Data enrichment
Danger
This tutorial is out of date. Please check the tutorials overview for our latest tutorials.
This service is used to enrich the clickstream data with the product category, and the visitor's gender, birthday, and age. This data is obtained from Redis Cloud, which is populated by the data ingestion job.
The service subscribes to the click-data
topic, enriches the data, and then publishes it to the enriched-click-data
topic.
The enriched data format:
{
"Epoch": 0,
"Timestamps": [
1700147866722586000
],
"NumericValues": {
"original_timestamp": [
1331800486
],
"age": [
42
]
},
"StringValues": {
"userId": [
"8D0E437E-9249-4DDA-BC4F-C1E5409E3A3B"
],
"ip": [
"69.76.12.213"
],
"userAgent": [
"Mozilla/5.0 (Windows NT 6.1; WOW64; rv:10.0.2) Gecko/20100101 Firefox/10.0.2"
],
"productId": [
"VD55177927"
],
"category": [
"clothing"
],
"title": [
"Deluxe Cashmere Sweater"
],
"birthdate": [
"1981-11-14"
],
"country": [
"United States"
],
"deviceType": [
"Desktop"
],
"gender": [
"F"
]
},
"TagValues": {}
}
You can see that the data format from click-data
has been enriched with the following additional items read from Redis Cloud:
category
gender
birthday
age
Main dataframe handler
For each dataframe received by the service, the dataframe handler is invoked:
# Callback triggered for each new timeseries data. This method will enrich the data
def on_dataframe_handler(stream_consumer: qx.StreamConsumer, df: pd.DataFrame):
# Enrich data
df['category'] = df['productId'].apply(get_product_category)

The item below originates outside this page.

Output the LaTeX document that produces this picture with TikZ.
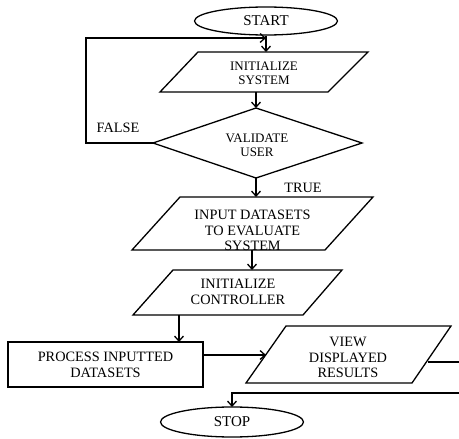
\documentclass[tikz,border=0pt]{standalone}
\usepackage{fontspec}
\setmainfont{Liberation Serif}
\usetikzlibrary{arrows.meta,shapes.geometric}
\begin{document}
\begin{tikzpicture}[x=1pt,y=-1pt,
  line width=1.3pt,
  arr/.style={-{Straight Barb[length=5pt,width=9pt]}},
  lbl/.style={align=center,inner sep=0pt,font=\fontsize{14.3}{15.7}\selectfont},
  lblsm/.style={align=center,inner sep=0pt,font=\fontsize{13}{14}\selectfont},
  term/.style={ellipse,draw,inner sep=0pt,font=\fontsize{15}{16}\selectfont}]
\useasboundingbox (0,0) rectangle (459,439);
\clip (0,0) rectangle (459,439);
% terminals
\node[term,minimum width=143pt,minimum height=28pt] (start) at (266,21) {START};
\node[term,minimum width=143pt,minimum height=30pt] (stop) at (232,422) {STOP};
% initialize system
\draw (198,52) -- (368,52) -- (328,92) -- (160,92) -- cycle;
\node[lblsm] (isys) at (264,73.5) {INITIALIZE\\SYSTEM};
\coordinate (isys-n) at (266,52);
\coordinate (isys-s) at (256,92);
% validate user
\draw (153,143) -- (256,108) -- (362,143) -- (256,178) -- cycle;
\node[lblsm] (val) at (257,145) {VALIDATE\\USER};
\coordinate (val-n) at (256,108);
\coordinate (val-s) at (256,178);
\coordinate (val-w) at (153,143);
% input datasets
\draw (180,197) -- (373,197) -- (325,250) -- (132,250) -- cycle;
\node[lbl] (inp) at (252.5,230.5) {INPUT DATASETS\\TO EVALUATE\\SYSTEM};
\coordinate (inp-n) at (256,197);
\coordinate (inp-s) at (252,250);
% initialize controller
\draw (173,270) -- (342,270) -- (303,315) -- (133,315) -- cycle;
\node[lbl] (ictrl) at (238,292) {INITIALIZE\\CONTROLLER};
\coordinate (ictrl-n) at (252,270);
\coordinate (ictrl-s) at (179,315);
% process
\node[draw,lbl,minimum width=195pt,minimum height=45pt] (proc) at (105.5,364.5) {PROCESS INPUTTED\\DATASETS};
\coordinate (proc-n) at (179,342);
% view displayed results
\draw (286,326) -- (451,326) -- (412,383) -- (246,383) -- cycle;
\node[lbl] (view) at (348,357.5) {VIEW\\DISPLAYED\\RESULTS};
\coordinate (view-w) at (266,355);
\coordinate (view-e) at (428,362);
\coordinate (stop-n) at (232,407);
% loop corners
\coordinate (lp1) at (86,143);
\coordinate (lp2) at (86,38);
\coordinate (lp3) at (266,38);
\coordinate (r1) at (475,362);
\coordinate (r2) at (475,393);
\coordinate (r3) at (232,393);
% connectors
\draw[arr] (start.south) -- (isys-n);
\draw[arr] (val-w) -- (lp1) -- (lp2) -- (lp3);
\draw[arr] (isys-s) -- (val-n);
\draw[arr] (val-s) -- (inp-n);
\draw[arr] (inp-s) -- (ictrl-n);
\draw[arr] (ictrl-s) -- (proc-n);
\draw[arr] (proc.east |- view-w) -- (view-w);
\draw[arr] (view-e) -- (r1) -- (r2) -- (r3) -- (stop-n);
% labels
\node[lbl] (false) at (118,128) {FALSE};
\node[lbl] (true) at (303,188) {TRUE};
\end{tikzpicture}
\end{document}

df['title'] = df['productId'].apply(get_product_title)
df['birthdate'] = df['userId'].apply(get_visitor_birthdate)
df['country'] = df['ip'].apply(get_country_from_ip)
df['deviceType'] = df['userAgent'].apply(get_device_type)
# For synthetic data (from csv) we don't have age. For data generated from our live web, we have age and gender
if 'age' not in df.columns:
df['age'] = df['birthdate'].apply(calculate_age)
else:
df['age'] = df['age'].apply(convert_age_to_int)
if 'gender' not in df.columns:
df['gender'] = df['userId'].apply(get_visitor_gender)
else:
df['gender'] = df['gender'].apply(get_first_letter_of_gender)
# Create a new stream (or reuse it if it was already created).
# We will be using one stream per visitor id, so we can parallelise the processing
# because the partitioning key will be the stream id
producer_stream = producer_topic.get_or_create_stream(stream_consumer.stream_id)
producer_stream.properties.parents.append(stream_consumer.stream_id)
producer_stream.timeseries.buffer.publish(df)
The process is to enrich the data and build an enriched dataframe, and then publish the dataframe to the output topic, containing multiple streams - one for each visitor.